Beta lashes the Texan coast

According to CNN weather, Beta has already begun bringing tropical storm conditions to parts of the southwestern Louisiana coast. A warning is also in effect from Port Aransas, Texas to the Rockefeller Wildlife Refuge in Louisiana, where 2 to 4 feet of storm surge is possible.

Louisiana Gov. John Bel Edwards urged residents to get ready for the storm. "Prepare for heavy rainfall and the threat of storm surge and flooding in certain regions of the state due to Tropical Storm Beta," Edwards said in a series of tweets Sunday.

The National Hurricane Center has advised that anyone located within the affected regions "should take all necessary actions to protect life and property from rising water and the potential for other dangerous conditions."

A limited list of storm names every year

The World Meteorological Organization (the body responsible for naming tropical storms in the US) has a pre-prepared list each year of 21 potential storm names, listed from A to W. There are no names corresponding to Q, U, X, Y or Z because of availability.

In 2020, the WMO have come up against an unusual problem: they’ve run out of storm names. Instead they have turned to the Greek alphabet so the storm hitting Texas and Louisiana this week is called Beta, rather than a 'regular' name. The only other time this has happened before was 15 years ago in 2005, when six letters of the Greek alphabet had to be used: Tropical Storm Alpha, Hurricane Beta, Tropical Storm Gamma, Topical Storm Delta, Hurricane Epsilon and Tropical Storm Zeta

One major difference this year is that in 2005, the first letter of the Greek alphabet ‘Alpha’ was called upon on 22 October ; whereas in 2020, closely following Wilfred, Alpha formed over a month earlier on 18 September. With the hurricane season running through into November, there is a high chance 2020 will break the record and need to go to Eta, the seventh letter of the Greek alphabet, and beyond.

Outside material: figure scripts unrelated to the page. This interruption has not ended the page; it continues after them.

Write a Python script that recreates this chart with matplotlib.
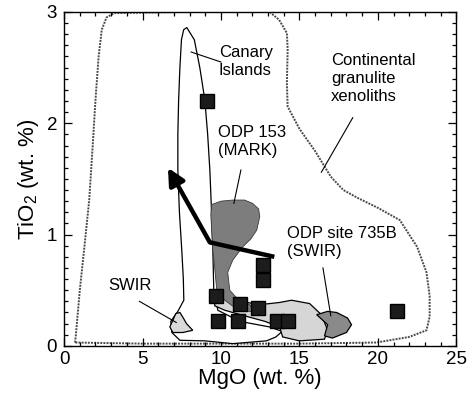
import matplotlib
matplotlib.use("Agg")
import matplotlib.pyplot as plt
from matplotlib.patches import Polygon
from matplotlib.ticker import MultipleLocator

plt.rcParams['font.family'] = ['Liberation Sans', 'DejaVu Sans']
plt.rcParams['mathtext.fontset'] = 'custom'
plt.rcParams['mathtext.rm'] = 'Liberation Sans'

# outlines of the fields (MgO, TiO2)
granulite = [(0.7, 0.03), (0.75, 0.1), (1.0, 0.5), (1.3, 0.9), (1.6, 1.31), (1.8, 1.75),
             (2.0, 2.21), (2.2, 2.6), (2.4, 2.84), (2.7, 2.95), (3.2, 2.99), (8.0, 3.0),
             (13.1, 3.0), (13.7, 2.93), (14.2, 2.81), (14.25, 2.66), (14.2, 2.36),
             (14.25, 2.15), (15.0, 1.95), (16.0, 1.75), (17.0, 1.52), (17.8, 1.40),
             (18.7, 1.33), (20.0, 1.24), (21.4, 1.13), (22.5, 0.89), (23.1, 0.66),
             (23.3, 0.45), (23.3, 0.26), (23.1, 0.14), (22.0, 0.08), (19.9, 0.03),
             (15.0, 0.02), (5.0, 0.02)]
canary = [(7.82, 2.86), (8.3, 2.75), (8.65, 2.50), (8.97, 2.21), (9.15, 1.9), (9.29, 1.58),
          (9.40, 1.2), (9.48, 0.86), (9.54, 0.50), (9.8, 0.32), (11.2, 0.22), (13.1, 0.17),
          (13.9, 0.13), (13.5, 0.08), (12.9, 0.045), (10.75, 0.02), (8.97, 0.045),
          (7.38, 0.05), (6.87, 0.12), (6.8, 0.22), (7.25, 0.31), (7.63, 0.41), (7.6, 0.6),
          (7.5, 0.86), (7.35, 1.2), (7.25, 1.58), (7.25, 1.9), (7.3, 2.21), (7.38, 2.5),
          (7.48, 2.75), (7.62, 2.84)]
mark = [(9.41, 1.27), (10.0, 1.30), (10.75, 1.31), (11.5, 1.31), (12.02, 1.28), (12.4, 1.23),
        (12.47, 1.16), (12.28, 1.04), (11.9, 0.96), (11.39, 0.89), (10.75, 0.77), (10.43, 0.66),
        (10.56, 0.50), (11.0, 0.43), (11.83, 0.37), (12.15, 0.31), (11.2, 0.31), (10.24, 0.41),
        (9.73, 0.50), (9.6, 0.7), (9.48, 0.86), (9.35, 1.18)]
swir_735b_light = [(9.6, 0.43), (10.88, 0.41), (12.47, 0.37), (13.74, 0.39), (14.5, 0.41),
                   (15.65, 0.38), (16.4, 0.28), (16.8, 0.14), (16.6, 0.06), (15.0, 0.045),
                   (13.93, 0.08), (13.74, 0.17), (12.8, 0.22), (11.5, 0.27), (10.24, 0.32),
                   (9.6, 0.36)]
swir_735b_dark = [(16.1, 0.28), (16.8, 0.31), (17.37, 0.30), (18.07, 0.25), (18.32, 0.19),
                  (18.0, 0.12), (17.1, 0.07), (16.6, 0.09), (16.8, 0.19)]
swir_small = [(7.12, 0.29), (7.38, 0.30), (7.6, 0.25), (7.8, 0.2), (8.2, 0.14), (7.57, 0.12),
              (6.93, 0.12), (6.74, 0.17)]

# samples (black squares)
sample_mgo = [9.1, 12.66, 12.66, 9.67, 11.2, 12.34, 9.8, 11.07, 13.55, 14.25, 21.25]
sample_tio2 = [2.20, 0.73, 0.59, 0.45, 0.38, 0.34, 0.22, 0.22, 0.22, 0.22, 0.31]

# trend arrow
trend_mgo = [13.4, 9.29, 6.62]
trend_tio2 = [0.80, 0.93, 1.60]

fig = plt.figure(figsize=(4.68, 3.98), dpi=100)
ax = fig.add_axes([0.137, 0.131, 0.838, 0.839])

ax.add_patch(Polygon(granulite, closed=True, fill=False, ec='#4a4a4a', lw=1.4,
                     ls=(0, (1, 0.6)), zorder=1))
ax.add_patch(Polygon(canary, closed=True, fc='white', ec='black', lw=0.9, zorder=2))
ax.add_patch(Polygon(swir_735b_light, closed=True, fc='#d6d6d6', ec='black', lw=0.9, zorder=3))
ax.add_patch(Polygon(mark, closed=True, fc='#7d7d7d', ec='#3a3a3a', lw=0.6, zorder=3))
ax.add_patch(Polygon(swir_735b_dark, closed=True, fc='#8a8a8a', ec='black', lw=0.9, zorder=3))
ax.add_patch(Polygon(swir_small, closed=True, fc='#dadada', ec='black', lw=0.9, zorder=3))

ax.plot(sample_mgo, sample_tio2, 's', ms=10.5, mfc='#1c1c1c', mec='black', zorder=5)

ax.plot(trend_mgo[:2], trend_tio2[:2], color='black', lw=3.2, solid_capstyle='butt', zorder=6)
ax.annotate('', xy=(trend_mgo[2], trend_tio2[2]), xytext=(trend_mgo[1], trend_tio2[1]),
            arrowprops=dict(arrowstyle='-|>,head_length=1.0,head_width=0.5', lw=3.2,
                            color='black', shrinkA=0, shrinkB=0), zorder=6)

# labels and leader lines
fs = 12
ls = 1.25
ax.text(9.87, 2.70, 'Canary\nIslands', fontsize=fs, va='top', ha='left', linespacing=ls)
ax.plot([8.1, 10.0], [2.64, 2.55], color='black', lw=0.8, zorder=4)
ax.text(17.0, 2.63, 'Continental\ngranulite\nxenoliths', fontsize=fs, va='top', ha='left',
        linespacing=ls)
ax.plot([18.4, 16.4], [2.05, 1.56], color='black', lw=0.8, zorder=4)
ax.text(9.8, 1.98, 'ODP 153\n(MARK)', fontsize=fs, va='top', ha='left', linespacing=ls)
ax.plot([11.27, 10.82], [1.58, 1.28], color='black', lw=0.8, zorder=4)
ax.text(14.2, 1.08, 'ODP site 735B\n(SWIR)', fontsize=fs, va='top', ha='left', linespacing=ls)
ax.plot([16.5, 17.0], [0.70, 0.27], color='black', lw=0.8, zorder=4)
ax.text(2.8, 0.61, 'SWIR', fontsize=fs, va='top', ha='left')
ax.plot([4.8, 7.15], [0.40, 0.21], color='black', lw=0.8, zorder=4)

ax.set_xlim(0, 25)
ax.set_ylim(0, 3)
ax.xaxis.set_major_locator(MultipleLocator(5))
ax.xaxis.set_minor_locator(MultipleLocator(1))
ax.yaxis.set_major_locator(MultipleLocator(1))
ax.yaxis.set_minor_locator(MultipleLocator(0.1))
ax.tick_params(which='both', direction='in', top=True, right=True, labelsize=13.5, width=0.9)
ax.tick_params(which='major', length=6)
ax.tick_params(which='minor', length=3)
ax.tick_params(axis='x', which='major', pad=4)
ax.tick_params(axis='y', which='major', pad=5)
for s in ax.spines.values():
    s.set_linewidth(1.0)
ax.set_xlabel('MgO (wt. %)', fontsize=16, labelpad=0)
ax.set_ylabel('TiO$_2$ (wt. %)', fontsize=16, labelpad=4)

fig.savefig('out.png', dpi=100)
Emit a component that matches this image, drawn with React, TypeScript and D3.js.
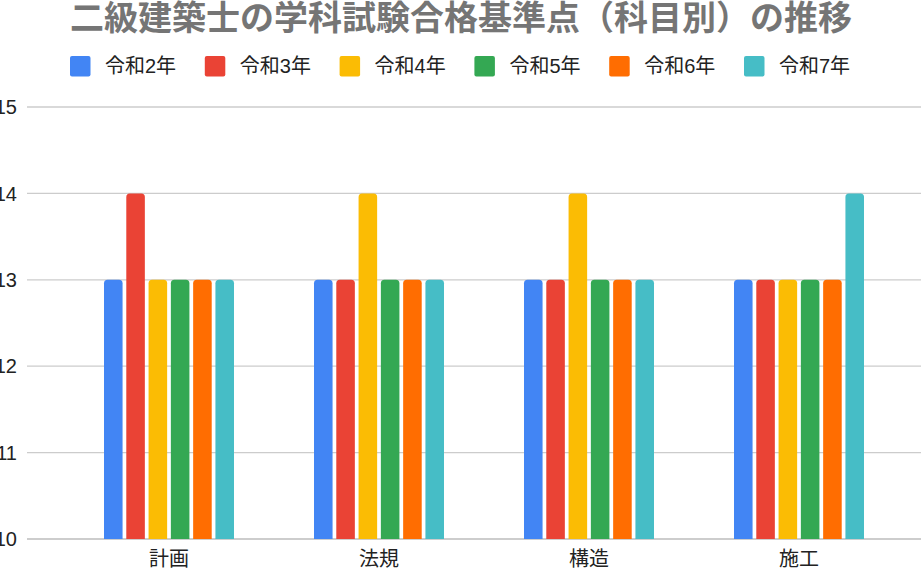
import React from "react";
import * as d3 from "d3";

const categories = ["計画", "法規", "構造", "施工"];
const seriesNames = ["令和2年", "令和3年", "令和4年", "令和5年", "令和6年", "令和7年"];
const seriesColors = ["#4285F4", "#EA4335", "#FBBC04", "#34A853", "#FF6D01", "#46BDC6"];
const r2 = [13, 13, 13, 13];
const r3 = [14, 13, 13, 13];
const r4 = [13, 14, 14, 13];
const r5 = [13, 13, 13, 13];
const r6 = [13, 13, 13, 13];
const r7 = [13, 13, 13, 14];
const seriesValues = [r2, r3, r4, r5, r6, r7];
const yTicks = [10, 11, 12, 13, 14, 15];
const title = "二級建築士の学科試験合格基準点（科目別）の推移";

const W = 921;
const H = 569;
const FONT = "'Liberation Sans', Arial, 'Noto Sans CJK JP', sans-serif";

function topRoundedBar(x: number, y: number, w: number, h: number, r: number) {
  const rr = Math.min(r, w / 2, h);
  return `M${x},${y + h}V${y + rr}Q${x},${y} ${x + rr},${y}H${x + w - rr}Q${x + w},${y} ${x + w},${y + rr}V${y + h}Z`;
}

export default function App() {
  const x0 = d3.scaleBand<string>().domain(categories).range([64, 904]).paddingInner(0.381).paddingOuter(0.1905);
  const x1 = d3.scaleBand<string>().domain(seriesNames).range([0, x0.bandwidth()]).paddingInner(0.167).paddingOuter(0);
  const y = d3.scaleLinear().domain([10, 15]).range([539, 107]);

  const legendX = d3.scaleLinear().domain([0, 1]).range([70, 204.8]);

  return (
    <svg width={W} height={H} style={{ position: "absolute", left: 0, top: 0, background: "#fff" }} fontFamily={FONT}>
      <rect x={0} y={0} width={W} height={H} fill="#fff" />
      <text x={461} y={30} textAnchor="middle" fontSize={34} fontWeight="bold" fill="#757575">{title}</text>
      {seriesNames.map((s, i) => (
        <g key={s} transform={`translate(${legendX(i)},56)`}>
          <rect x={0} y={0} width={20.5} height={20.5} rx={2} fill={seriesColors[i]} />
          <text x={35} y={17} fontSize={20} fill="#222">{s}</text>
        </g>
      ))}
      {yTicks.map((t) => (
        <g key={t}>
          <line x1={27} x2={W} y1={y(t)} y2={y(t)} stroke={t === 10 ? "#bdbdbd" : "#cccccc"} strokeWidth={1.3} />
          <text x={17} y={y(t)} dy="0.36em" textAnchor="end" fontSize={20} fill="#222">{t}</text>
        </g>
      ))}
      {categories.map((c, ci) => (
        <g key={c} transform={`translate(${x0(c)},0)`}>
          {seriesNames.map((s, si) => {
            const v = seriesValues[si][ci];
            const yy = y(v);
            return (
              <path
                key={s}
                d={topRoundedBar(x1(s)!, yy, x1.bandwidth(), y(10) - yy, 3.5)}
                fill={seriesColors[si]}
              />
            );
          })}
          <text x={x0.bandwidth() / 2} y={566} textAnchor="middle" fontSize={20} fill="#222">{c}</text>
        </g>
      ))}
    </svg>
  );
}
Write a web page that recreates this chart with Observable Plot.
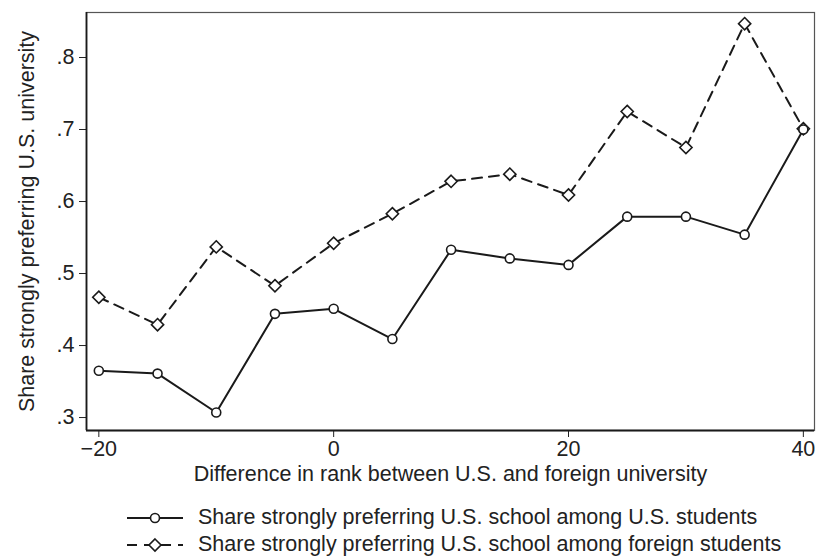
<!DOCTYPE html>
<html><head><meta charset="utf-8">
<script src="https://cdn.jsdelivr.net/npm/d3@7"></script>
<script src="https://cdn.jsdelivr.net/npm/@observablehq/plot@0.6"></script>
<style>
body{margin:0;background:#fff;font-family:"Liberation Sans",Arial,sans-serif;}
#wrap{position:relative;width:817px;height:560px;background:#fff;}
#chart{position:absolute;left:0;top:0;}
.legend{position:absolute;left:127px;top:504px;font-size:21.5px;color:#222;}
.row{display:flex;align-items:center;height:27px;white-space:nowrap;}
.row svg{margin-right:15px;}
</style></head><body><div id="wrap"><div id="chart"></div><div class="legend" id="legend"></div></div>
<script>
const rank = [-20, -15, -10, -5, 0, 5, 10, 15, 20, 25, 30, 35, 40];
const usStudents = [0.365, 0.361, 0.307, 0.444, 0.451, 0.409, 0.533, 0.521, 0.512, 0.579, 0.579, 0.554, 0.700];
const foreignStudents = [0.467, 0.429, 0.537, 0.483, 0.542, 0.583, 0.628, 0.638, 0.609, 0.725, 0.675, 0.847, 0.701];
const yTicks = [0.3, 0.4, 0.5, 0.6, 0.7, 0.8];
const xTicks = [-20, 0, 20, 40];
const seriesNames = ["Share strongly preferring U.S. school among U.S. students", "Share strongly preferring U.S. school among foreign students"];
const xLabel = "Difference in rank between U.S. and foreign university";
const yLabel = "Share strongly preferring U.S. university";

const us = rank.map((r, i) => ({rank: r, share: usStudents[i]}));
const fo = rank.map((r, i) => ({rank: r, share: foreignStudents[i]}));
const ink = "#1a1a1a";

const chart = Plot.plot({
  width: 817, height: 495,
  marginLeft: 86, marginRight: 3, marginTop: 12, marginBottom: 65,
  style: {fontFamily: "'Liberation Sans', Arial, sans-serif", fontSize: "21.5px", color: "#222", background: "white"},
  x: {domain: [-21.05, 40.95]},
  y: {domain: [0.282, 0.8625]},
  marks: [
    Plot.frame({stroke: "#555", strokeWidth: 1.2}),
    Plot.axisX({ticks: xTicks, tickSize: 7, tickPadding: 3, tickFormat: d => d3.format("d")(d), label: xLabel, labelAnchor: "center", labelArrow: false, labelOffset: 50, fontSize: 21.5}),
    Plot.axisY({ticks: yTicks, tickSize: 7, tickPadding: 5, tickFormat: d => String(d).replace(/^0/, ""), label: yLabel, labelAnchor: "center", labelArrow: false, labelOffset: 68, fontSize: 21.5}),
    Plot.ruleX([-21.05], {stroke: ink, strokeWidth: 1.8}),
    Plot.ruleY([0.282], {stroke: ink, strokeWidth: 1.8}),
    Plot.line(fo, {x: "rank", y: "share", stroke: ink, strokeWidth: 2, strokeDasharray: "10,7"}),
    Plot.line(us, {x: "rank", y: "share", stroke: ink, strokeWidth: 2}),
    Plot.dot(fo, {x: "rank", y: "share", symbol: "diamond2", r: 5.5, fill: "white", stroke: ink, strokeWidth: 1.6}),
    Plot.dot(us, {x: "rank", y: "share", r: 4.5, fill: "white", stroke: ink, strokeWidth: 1.6})
  ]
});
document.getElementById("chart").appendChild(chart);

const legend = document.getElementById("legend");
seriesNames.forEach((name, i) => {
  const row = document.createElement("div");
  row.className = "row";
  const dash = i === 0 ? "" : "stroke-dasharray='10,7'";
  const marker = i === 0
    ? "<circle cx='28' cy='13' r='4.5' fill='white' stroke='#1a1a1a' stroke-width='1.6'/>"
    : "<path d='M28,7 L34,13 L28,19 L22,13 Z' fill='white' stroke='#1a1a1a' stroke-width='1.6'/>";
  row.innerHTML = `<svg width="56" height="26"><line x1="0" y1="13" x2="56" y2="13" stroke="#1a1a1a" stroke-width="2" ${dash}/>${marker}</svg><span>${name}</span>`;
  legend.appendChild(row);
});
</script>
</body></html>
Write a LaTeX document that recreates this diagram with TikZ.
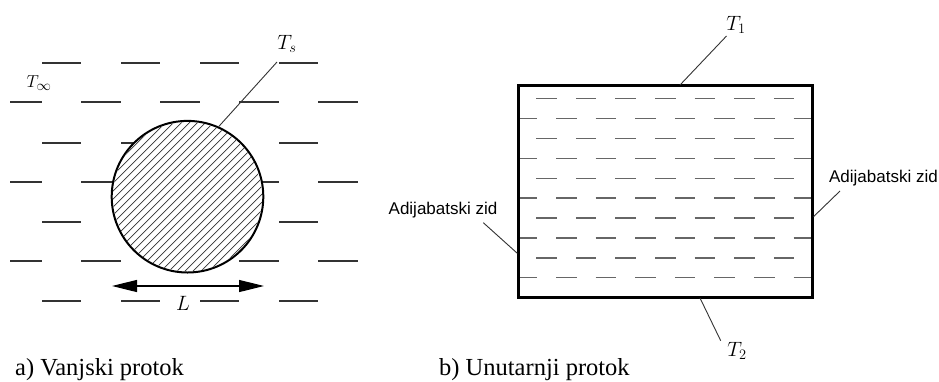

2005 was the most active hurricane season in the Atlantic, with 27 storms recorded. That season's most devastating, Katrina, struck Florida, Louisiana, then Mississippi at the end of August and killed 1,833 people and caused $125 billion of damage, making it the costliest natural disaster in US history.

How does the naming of tropical storms work?

According to the National Hurricane Center, for Atlantic hurricanes there is a list of names for each of 6 years, or in other words, every seventh year one list is repeated. The only time that there is a change in a name on one of these lists is if a storm turns out to be so deadly or costly that its use on a future storm would be insensitive. These names are ‘retired’ and replaced in time for the next round.

Why do we name storms?

The NHC explains that giving storms short, distinctive names is quicker and less confusing than the older method of using latitude-longitude coordinates. ‘These advantages are especially important in exchanging detailed storm information between hundreds of widely scattered stations, coastal bases, and ships at sea.’

The United States began using female names for storms in 1953, before which a now-extinct phonetic alphabet was used. It wasn’t until 1978 when men’s names were introduced to the list as well. Perhaps it was considered a little sexist…

Nowadays, each of the 6 lists alternate between male and female names; one year starting with Arlene, the next with Alberto, and so on.